How the heart reacts to anger seems to predict who’s at risk for a life-threatening irregular heartbeat.

Negative emotions like hostility and depression have long been considered risk factors for developing heart disease.

But research released Monday goes a step farther, uncovering a telltale pattern in the electrocardiograms (known as ECGs or EKGs) of certain heart patients when they merely remember a maddening event.

“Anger causes electrical changes in the heart,” of already vulnerable people, said Dr. Rachel Lampert, a Yale University cardiologist who led the research. “That means those people are more likely to have irregular heartbeats when they go out in real life.”

Anger’s adrenalin rush

To track anger’s effect, the researcher gave EKGs to 62 patients who had defibrillators implanted in their chests because of pre-existing heart disease.

When they recounted something that had made them angry, some patients experienced beat-to-beat EKG alterations. In other words, the emotional stress was producing a red flag like physical stress can. But it did so without causing the jump in heart rate that exercise does, suggesting anger’s adrenalin rush might act directly on heart cells.
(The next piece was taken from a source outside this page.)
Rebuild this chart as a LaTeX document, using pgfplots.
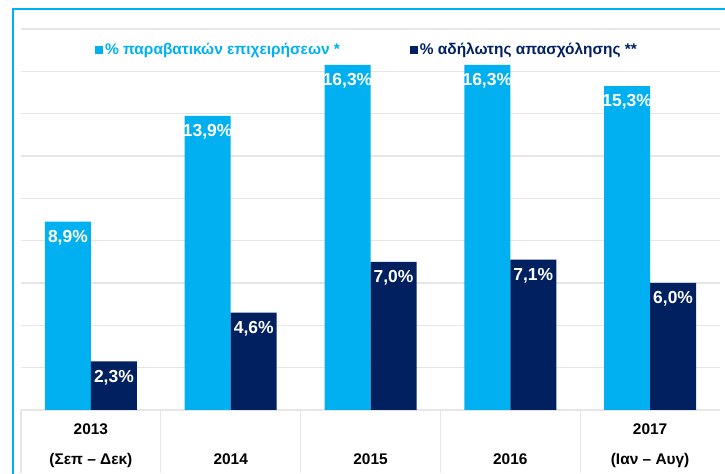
\documentclass[border=0pt]{standalone}
\usepackage{fontspec}
\setmainfont{Liberation Sans}
\usepackage{pgfplots}
\pgfplotsset{compat=1.18}
\definecolor{lightb}{HTML}{00B0F0}
\definecolor{navy}{HTML}{002060}
\definecolor{gridc}{HTML}{E6E6E6}
\begin{document}
\begin{tikzpicture}[x=1bp,y=1bp]
\useasboundingbox (0,0) rectangle (725,474);
\draw[lightb, line width=2bp] (13,-5) -- (13,465) -- (730,465);
\begin{axis}[
  at={(21bp,64bp)}, anchor=south west,
  scale only axis, width=699bp, height=381bp,
  ymin=0, ymax=18, xmin=-0.5, xmax=4.5,
  ytick={0,2,...,18}, yticklabels={},
  ymajorgrids, grid style={gridc, line width=1.2bp},
  axis line style={draw=none},
  major tick length=0pt,
  xtick={0,1,2,3,4},
  minor xtick={-0.5,0.5,1.5,2.5,3.5},
  minor tick length=63bp,
  tick align=outside, xtick pos=bottom, ytick pos=left,
  minor tick style={gridc, line width=1.2bp},
  xticklabels={{\strut 2013\\[11bp](Σεπ – Δεκ)},{\strut\\[11bp]2014},{\strut\\[11bp]2015},{\strut\\[11bp]2016},{\strut 2017\\[11bp](Ιαν – Αυγ)}},
  xticklabel style={align=center, font=\fontsize{15.5}{18.6}\selectfont\bfseries, text=black, anchor=north, yshift=-8bp},
  /pgf/number format/assume math mode=true,
  nodes near coords={\pgfmathprintnumber[fixed,fixed zerofill,precision=1,use comma]{\pgfplotspointmeta}\%},
  nodes near coords style={anchor=north, text=white, font=\fontsize{17.5}{19}\selectfont\bfseries, yshift=-5bp},
  legend style={at={(0.495,0.945)}, anchor=center, draw=none, fill=none, legend columns=2,
    font=\fontsize{15.5}{18}\selectfont\bfseries,
    /tikz/every even column/.append style={column sep=68bp}},
  clip=false,
]
\addplot[ybar, bar width=46bp, bar shift=-23bp, fill=lightb, draw=none,
  every node near coord/.append style={xshift=-23bp},
  legend image code/.code={\fill[lightb] (0bp,-4bp) rectangle (8bp,4bp);}]
  coordinates {(0,8.9) (1,13.9) (2,16.3) (3,16.3) (4,15.3)};
\addlegendentry{\textcolor{lightb}{\% παραβατικών επιχειρήσεων *}}
\addplot[ybar, bar width=46bp, bar shift=23bp, fill=navy, draw=none,
  every node near coord/.append style={xshift=23bp},
  legend image code/.code={\fill[navy] (0bp,-4bp) rectangle (8bp,4bp);}]
  coordinates {(0,2.3) (1,4.6) (2,7.0) (3,7.1) (4,6.0)};
\addlegendentry{\textcolor{navy}{\% αδήλωτης απασχόλησης **}}
\end{axis}
\end{tikzpicture}
\end{document}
The result: people whose EKGs showed a big anger spike were 10 times more likely to have their defibrillators fire a lifesaving shock in the next three years than similarly ill patients whose hearts didn’t react to anger, Lampert reported in the Journal of the American College of Cardiology.

Next she’s studying whether anger-reducing techniques might help those high-risk patients avoid irregular heartbeats. There’s a clear connection between the heart and the head: chronic negative emotions are somehow heart-damaging. “But we haven’t been able to explain why that happens,” said Goldberg, a cardiologist at New York University School of Medicine. “This is a step in the right direction.”